Giant Asteroid To Pass Close By Earth On Christmas Day According To NASA

In what is becoming a regular occurrence, since we don't have enough problems to deal with on [...]

In what is becoming a regular occurrence, since we don't have enough problems to deal with on Earth, another giant object in space is apparently headed right for us. CTV News brings word that NASA reports of a "massive asteroid" perhaps larger than two football fields is closing in on our location and will be passing by Earth tomorrow, Christmas Day. Known as asteroid 501647 and also designated as "2014 SD224," the asteroid will be at its closest to Earth at around 3:20 P.M. ET. The good news is that the asteroid is not going to make contact with Earth and the closest it will come is within 1.8 million miles of the surface.
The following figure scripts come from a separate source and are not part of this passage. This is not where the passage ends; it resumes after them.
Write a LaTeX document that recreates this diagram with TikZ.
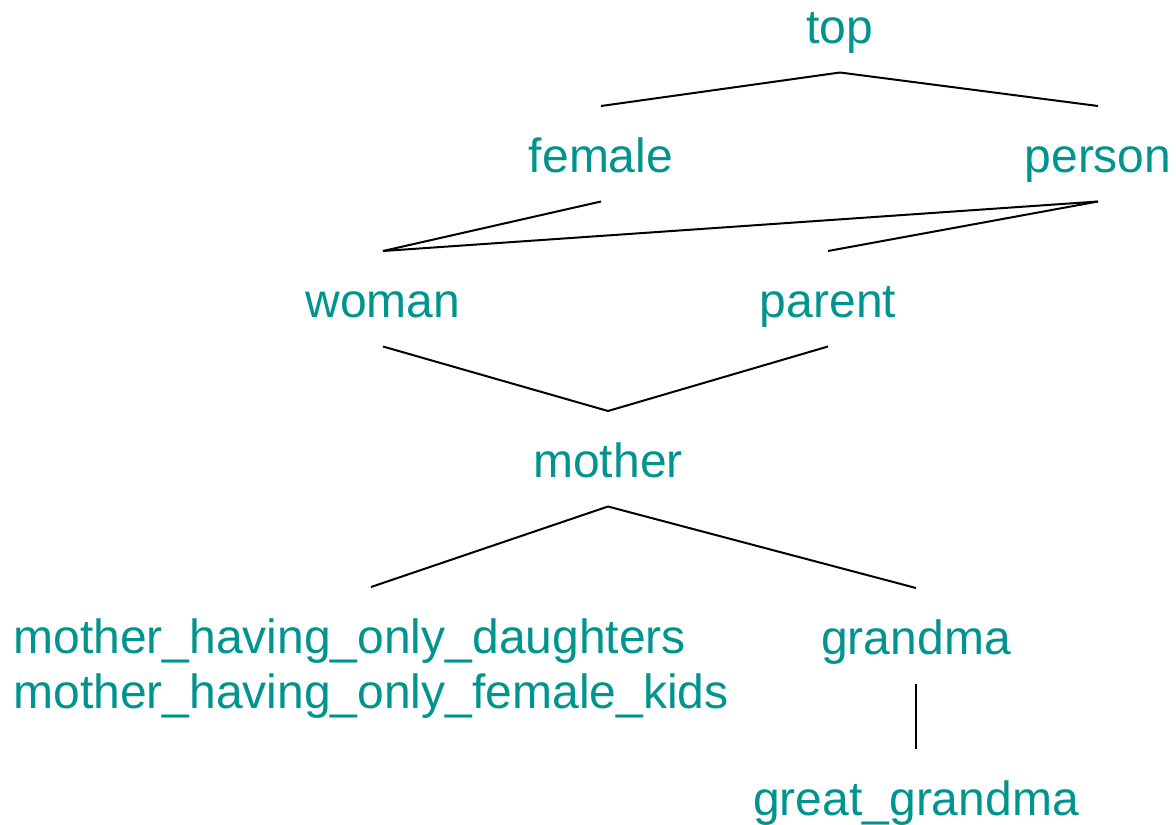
\documentclass[tikz,border=0pt]{standalone}
\usepackage{fontspec}
\setmainfont{Liberation Sans}
\definecolor{labelteal}{RGB}{0,148,143}
\tikzset{
  lbl/.style={text=labelteal, font=\fontsize{48}{55}\selectfont, inner sep=0pt, anchor=base},
  edge/.style={draw=black, line width=2pt}
}
% connector from the underside of one label to the top of the next
\newcommand\treeedge[2]{\draw[edge] ([yshift=-29.5pt]#1.base) -- ([yshift=66pt]#2.base);}
\begin{document}
\begin{tikzpicture}[x=1pt,y=-1pt]
  \useasboundingbox (0,0) rectangle (1176,825);

  \node[lbl] (top)    at (840,43)   {top};
  \node[lbl] (female) at (601,172)  {female};
  \node[lbl] (person) at (1098,172) {person};
  \node[lbl] (woman)  at (383,317)  {woman};
  \node[lbl] (parent) at (828,317)  {parent};
  \node[lbl] (mother) at (608,477)  {mother};
  \node[lbl] (mhod)   at (371,653)
    {\begin{tabular}[t]{@{}l@{}}mother\_having\_only\_daughters\\mother\_having\_only\_female\_kids\end{tabular}};
  \node[lbl] (grandma) at (916,654) {grandma};
  \node[lbl] (ggrandma) at (916,815) {great\_grandma};

  \treeedge{top}{female}
  \treeedge{top}{person}
  \treeedge{female}{woman}
  \treeedge{person}{woman}
  \treeedge{person}{parent}
  \treeedge{woman}{mother}
  \treeedge{parent}{mother}
  \treeedge{mother}{mhod}
  \treeedge{mother}{grandma}
  \treeedge{grandma}{ggrandma}
\end{tikzpicture}
\end{document}
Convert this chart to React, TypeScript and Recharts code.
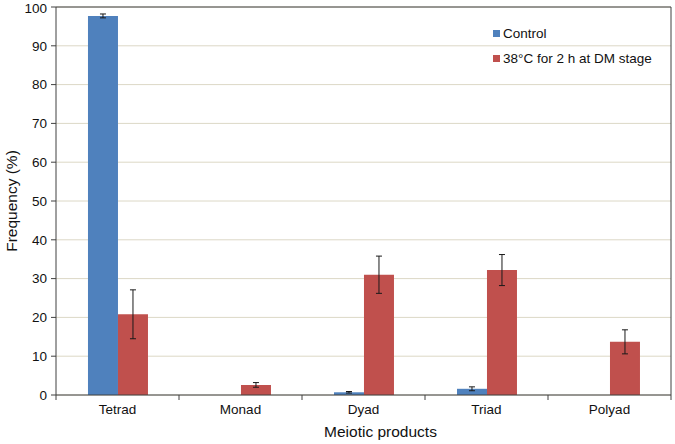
import {
  BarChart,
  Bar,
  XAxis,
  YAxis,
  CartesianGrid,
  ErrorBar,
  Legend,
  ReferenceLine,
} from 'recharts';

const categories = ['Tetrad', 'Monad', 'Dyad', 'Triad', 'Polyad'];
const controlValues = [97.7, 0, 0.7, 1.6, 0];
const controlErrors = [0.5, 0, 0.2, 0.5, 0];
const heatValues = [20.8, 2.6, 31.0, 32.2, 13.7];
const heatErrors = [6.3, 0.6, 4.8, 4.0, 3.1];
const yTicks = [0, 10, 20, 30, 40, 50, 60, 70, 80, 90, 100];

const CONTROL_NAME = 'Control';
const HEAT_NAME = '38°C for 2 h at DM stage';
const seriesOrder = [CONTROL_NAME, HEAT_NAME];

const AXIS = '#404040';
const FONT = '"Liberation Sans", Arial, sans-serif';

const data = categories.map((name, i) => ({
  name,
  control: controlValues[i],
  controlErr: controlErrors[i],
  heat: heatValues[i],
  heatErr: heatErrors[i],
}));

// category labels with tick marks at the category boundaries (Excel style)
function CategoryTick(props: any) {
  const { x, y, payload, index, visibleTicksCount, width } = props;
  const half = payload?.offset || width / visibleTicksCount / 2;
  return (
    <g>
      <line x1={x - half} x2={x - half} y1={y} y2={y + 5} stroke={AXIS} />
      {index === visibleTicksCount - 1 && (
        <line x1={x + half} x2={x + half} y1={y} y2={y + 5} stroke={AXIS} />
      )}
      <text x={x} y={y + 9} dy="0.71em" textAnchor="middle" fontSize={13.5} fill="#111" fontFamily={FONT}>
        {payload.value}
      </text>
    </g>
  );
}

function LegendContent(props: any) {
  const items = [...(props.payload || [])].sort(
    (a: any, b: any) => seriesOrder.indexOf(a.value) - seriesOrder.indexOf(b.value)
  );
  return (
    <div style={{ fontFamily: FONT, fontSize: 13.5, color: '#111' }}>
      {items.map((e: any) => (
        <div key={e.value} style={{ display: 'flex', alignItems: 'center', height: 25 }}>
          <span style={{ display: 'inline-block', width: 7, height: 7, background: e.color, marginRight: 3 }} />
          <span>{e.value}</span>
        </div>
      ))}
    </div>
  );
}

export default function App() {
  return (
    <div style={{ position: 'absolute', left: 0, top: 0, width: 675, height: 444, background: '#fff' }}>
      <BarChart
        width={675}
        height={444}
        data={data}
        margin={{ top: 7, right: 0, left: 0, bottom: 0 }}
        barCategoryGap="26%"
        barGap={0}
      >
        <CartesianGrid vertical={false} stroke="#dcd8c6" />
        <XAxis
          dataKey="name"
          height={49}
          stroke={AXIS}
          tickLine={false}
          tickSize={0}
          tickMargin={0}
          tick={<CategoryTick />}
          interval={0}
          label={{
            content: ({ viewBox }: any) => (
              <text
                x={viewBox.x + viewBox.width / 2 + 17}
                y={viewBox.y + 37}
                dy="0.35em"
                textAnchor="middle"
                fontSize={15.5}
                fill="#111"
                fontFamily={FONT}
              >
                Meiotic products
              </text>
            ),
          }}
        />
        <YAxis
          domain={[0, 100]}
          ticks={yTicks}
          width={56}
          stroke={AXIS}
          tickSize={5}
          tickMargin={4}
          tick={{ fontSize: 13.5, fill: '#111', fontFamily: FONT }}
          label={{
            content: ({ viewBox }: any) => (
              <text
                x={viewBox.x + 12}
                y={viewBox.y + viewBox.height / 2}
                transform={`rotate(-90 ${viewBox.x + 12} ${viewBox.y + viewBox.height / 2})`}
                dy="0.35em"
                textAnchor="middle"
                fontSize={15.5}
                fill="#111"
                fontFamily={FONT}
              >
                Frequency (%)
              </text>
            ),
          }}
        />
        <YAxis
          yAxisId="right"
          orientation="right"
          domain={[0, 100]}
          width={4}
          stroke={AXIS}
          tick={false}
          tickLine={false}
        />
        <ReferenceLine y={100} stroke={AXIS} />
        <Legend
          layout="vertical"
          align="center"
          verticalAlign="middle"
          wrapperStyle={{ top: 21, left: 493, width: 180 }}
          content={<LegendContent />}
        />
        <Bar dataKey="control" name={CONTROL_NAME} fill="#4f81bd" isAnimationActive={false}>
          <ErrorBar dataKey="controlErr" width={3} stroke="#1a1a1a" strokeWidth={1} />
        </Bar>
        <Bar dataKey="heat" name={HEAT_NAME} fill="#c0504d" isAnimationActive={false}>
          <ErrorBar dataKey="heatErr" width={3} stroke="#1a1a1a" strokeWidth={1} />
        </Bar>
      </BarChart>
    </div>
  );
}
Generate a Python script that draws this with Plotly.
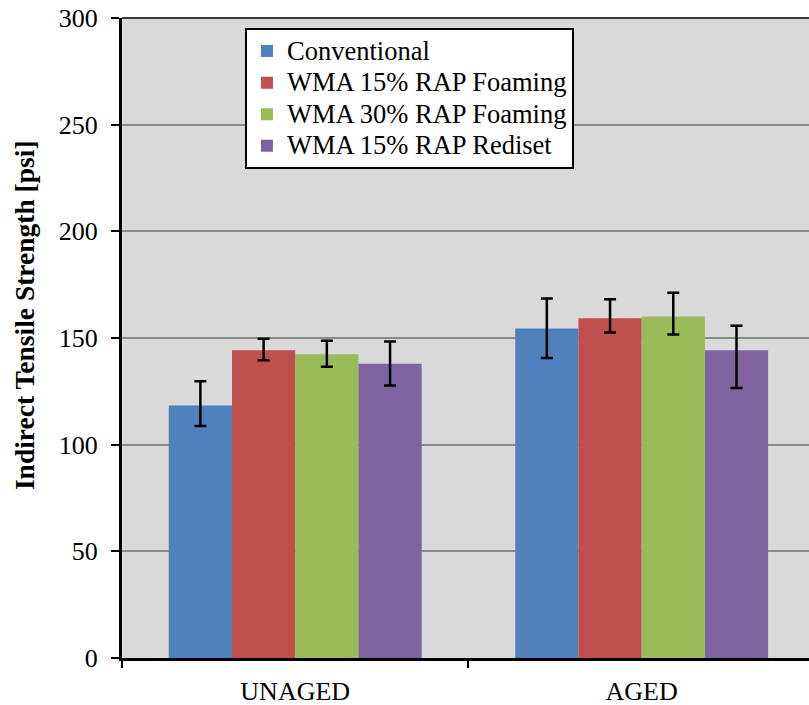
import plotly.graph_objects as go

categories = ["UNAGED", "AGED"]
series_names = ["Conventional", "WMA 15% RAP Foaming", "WMA 30% RAP Foaming", "WMA 15% RAP Rediset"]
conventional = [118.4, 154.5]
wma15_foam = [144.2, 159.2]
wma30_foam = [142.4, 160.1]
wma15_rediset = [137.9, 144.2]
err_plus = [[11.3, 14.0], [5.5, 9.0], [6.3, 11.1], [10.5, 11.5]]
err_minus = [[9.6, 13.9], [4.6, 6.6], [5.9, 8.5], [10.2, 17.6]]
y_ticks = [0, 50, 100, 150, 200, 250, 300]
y_title = "Indirect Tensile Strength [psi]"

values = [conventional, wma15_foam, wma30_foam, wma15_rediset]
colors = ["#4F81BD", "#C0504D", "#9BBB59", "#8064A2"]
FONT = "Liberation Serif, Times New Roman, serif"

fig = go.Figure()
for name, vals, col, ep, em in zip(series_names, values, colors, err_plus, err_minus):
    fig.add_trace(go.Bar(
        x=categories, y=vals,
        name='<span style="font-size:26.5px">' + name + '</span>',
        marker=dict(color=col, line=dict(width=0)),
        error_y=dict(type="data", symmetric=False, array=ep, arrayminus=em,
                     color="black", thickness=2.5, width=6),
    ))

fig.update_layout(
    width=809, height=705,
    margin=dict(l=122, r=0, t=18, b=47),
    paper_bgcolor="white", plot_bgcolor="#D9D9D9",
    barmode="group", bargap=0.27, bargroupgap=0,
    font=dict(family=FONT, color="black"),
    legend=dict(
        x=0.179, y=0.984, xanchor="left", yanchor="top",
        bgcolor="white", bordercolor="black", borderwidth=2,
        font=dict(family=FONT, size=22, color="black"),
        tracegroupgap=0,
    ),
    showlegend=True,
)
fig.update_xaxes(
    range=[-0.5, 1.483], showgrid=False, zeroline=False,
    showline=True, linecolor="black", linewidth=3,
    ticks="outside", tickson="boundaries", ticklen=7, tickwidth=2, tickcolor="black",
    tickfont=dict(family=FONT, size=26, color="black"),
    ticklabelstandoff=8,
)
fig.update_yaxes(
    range=[0, 300], tickvals=y_ticks, showgrid=True, gridcolor="#8A8A8A", gridwidth=2,
    zeroline=False, showline=True, linecolor="black", linewidth=3,
    ticks="outside", ticklen=8, tickwidth=2, tickcolor="black",
    tickfont=dict(family=FONT, size=26, color="black"),
    ticklabelstandoff=8,
)
fig.add_shape(type="line", xref="paper", yref="paper", x0=0, x1=1, y0=1, y1=1,
              line=dict(color="#3A3A3A", width=2))
fig.add_annotation(
    text="<b>" + y_title + "</b>", xref="paper", yref="paper",
    x=-0.141, y=0.536, xanchor="center", yanchor="middle",
    textangle=-90, showarrow=False,
    font=dict(family=FONT, size=27.5, color="black"),
)

fig.write_html("out.html", config={"displayModeBar": False},
               post_script="document.body.style.margin='0';")
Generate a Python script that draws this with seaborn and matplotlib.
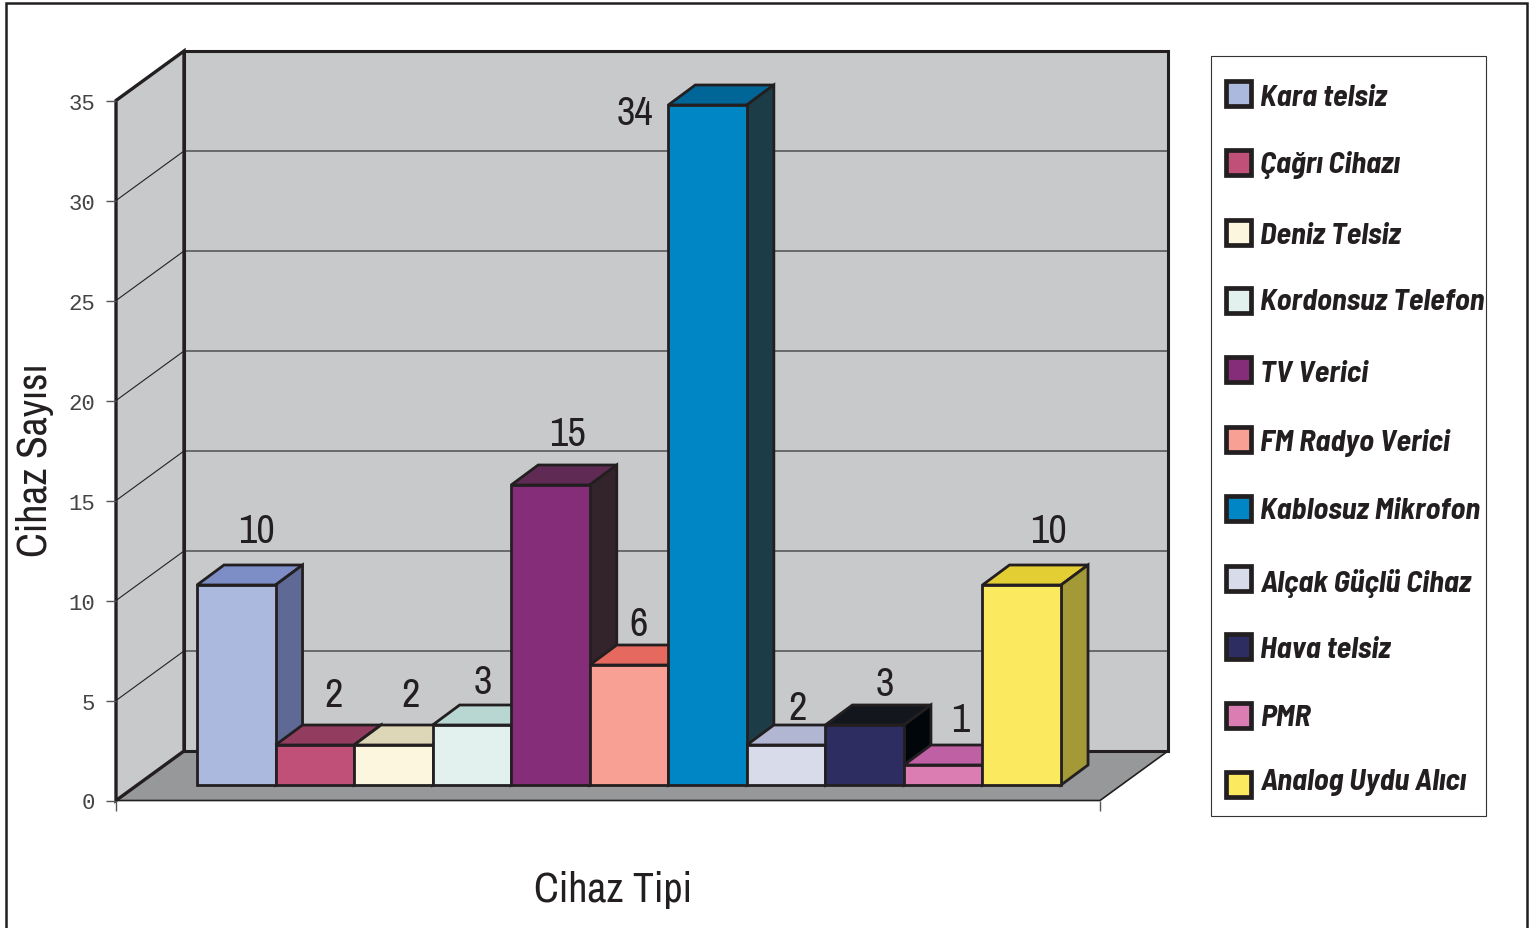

For those keeping track at home, that means that the asteroid is a fraction of the size of one seen in popular disaster films. Take for example Deep Impact, which features a comet that is seven miles wide. The current asteroid is estimated to be between 92 and 210 meters (300 to 689 feet), making it roughly 2% the size of that famous space object. The asteroid as seen in Armageddon was even bigger though, measuring 600 miles in length and requiring the expertise of Bruce Willis and Ben Affleck.

Of note is that asteroid 501647, first spotted in August of 2014, is classified as an NEO (Near-Earth Object) and NASA has even classified it as a "potentially hazardous" Near-Earth Object. NASA will apparently be monitoring its course throughout the day. For clarification, "potentially hazardous" Near-Earth Objects are not designated as such because of how close they might be to hitting our planet but because of their size. The site also reports that two other NEOs are set to fly past Earth but they're much smaller than asteroid 501647 and "pose no threat to Earth."

News of this asteroid comes weeks after NASA revealed "an object of unknown origin" would skate past Earth in the early morning of December 1. Though it made headlines and spread around the internet because of the salaciousness of that phrasing, the Center for Near-Earth Object Studies (CNEOS) at NASA's Jet Propulsion Laboratory had a theory about what the object was but couldn't confirm it until it passed by. After it cleared the skies it was confirmed that this NEO was 1960's-Era Centaur rocket booster. This marked the second time that a rocket stage from a previous launch was caught in the orbit of the Earth as back in 2002 part of the Saturn V rocket from Apollo 12 seemingly passed our planet as well.